### EXERCISE DESCRIPTION
State the number of lines in these records that include the word "this", and add nothing to it.

### DATASET ROWS
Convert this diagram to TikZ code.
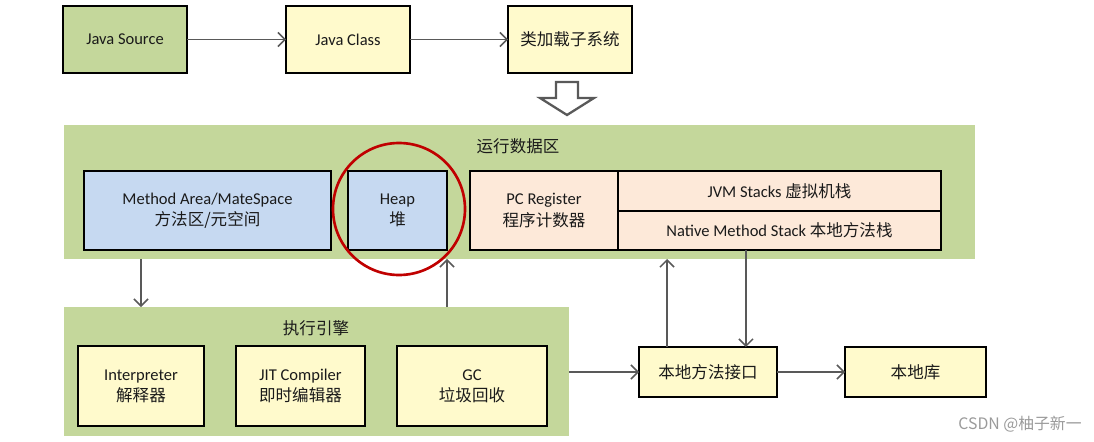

---

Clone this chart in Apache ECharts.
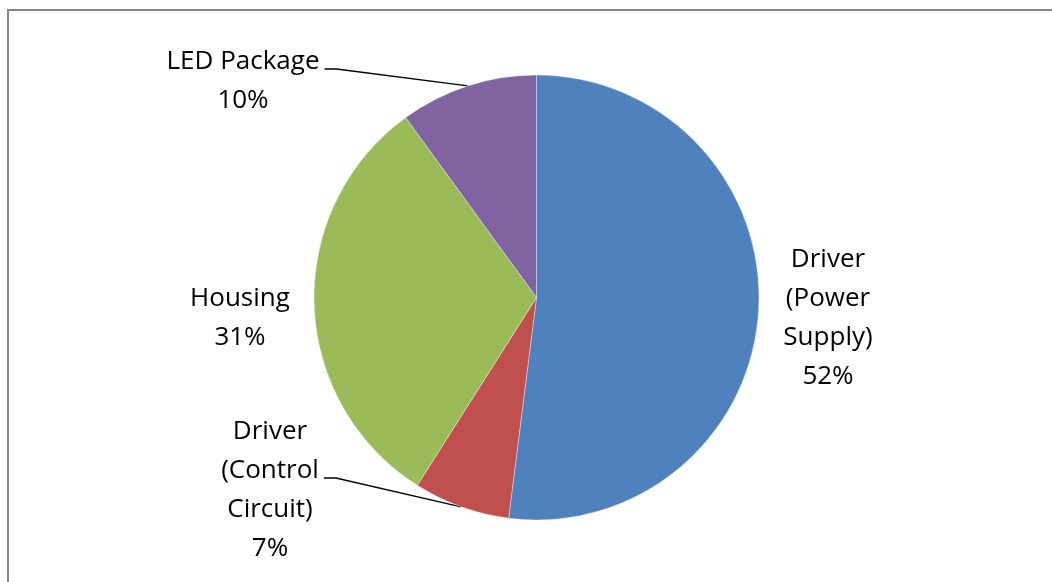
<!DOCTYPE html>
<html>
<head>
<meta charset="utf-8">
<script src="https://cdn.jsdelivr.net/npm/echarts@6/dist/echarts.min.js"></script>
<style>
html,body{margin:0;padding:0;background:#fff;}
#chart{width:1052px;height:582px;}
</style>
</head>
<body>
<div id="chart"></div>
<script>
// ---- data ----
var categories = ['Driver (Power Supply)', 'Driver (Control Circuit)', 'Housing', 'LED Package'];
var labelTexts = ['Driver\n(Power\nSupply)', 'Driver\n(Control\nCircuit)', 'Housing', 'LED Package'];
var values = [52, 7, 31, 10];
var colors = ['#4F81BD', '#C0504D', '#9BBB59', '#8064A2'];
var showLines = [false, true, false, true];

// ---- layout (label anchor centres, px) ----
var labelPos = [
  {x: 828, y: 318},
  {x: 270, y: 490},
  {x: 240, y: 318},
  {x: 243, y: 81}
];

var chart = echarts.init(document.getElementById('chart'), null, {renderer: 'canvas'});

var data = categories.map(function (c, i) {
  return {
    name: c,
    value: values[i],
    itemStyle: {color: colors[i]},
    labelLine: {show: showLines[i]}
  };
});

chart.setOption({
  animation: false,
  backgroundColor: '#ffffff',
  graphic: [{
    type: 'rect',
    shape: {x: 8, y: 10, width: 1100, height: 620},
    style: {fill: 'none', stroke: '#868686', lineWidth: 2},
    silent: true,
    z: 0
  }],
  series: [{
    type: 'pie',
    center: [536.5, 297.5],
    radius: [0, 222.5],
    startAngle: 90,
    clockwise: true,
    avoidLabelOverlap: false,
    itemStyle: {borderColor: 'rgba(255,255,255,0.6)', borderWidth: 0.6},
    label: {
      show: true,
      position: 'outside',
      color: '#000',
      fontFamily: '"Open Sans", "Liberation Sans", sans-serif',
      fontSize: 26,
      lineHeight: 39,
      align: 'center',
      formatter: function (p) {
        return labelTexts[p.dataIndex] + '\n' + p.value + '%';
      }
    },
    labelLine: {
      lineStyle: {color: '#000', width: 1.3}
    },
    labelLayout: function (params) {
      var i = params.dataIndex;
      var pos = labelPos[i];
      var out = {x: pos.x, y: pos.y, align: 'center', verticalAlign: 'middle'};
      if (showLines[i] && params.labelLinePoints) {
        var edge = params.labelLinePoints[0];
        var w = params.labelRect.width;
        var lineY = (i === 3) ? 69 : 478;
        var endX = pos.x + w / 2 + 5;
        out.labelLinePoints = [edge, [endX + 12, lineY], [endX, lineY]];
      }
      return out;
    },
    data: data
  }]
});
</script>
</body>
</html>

### SOLUTION TO THE EXERCISE
2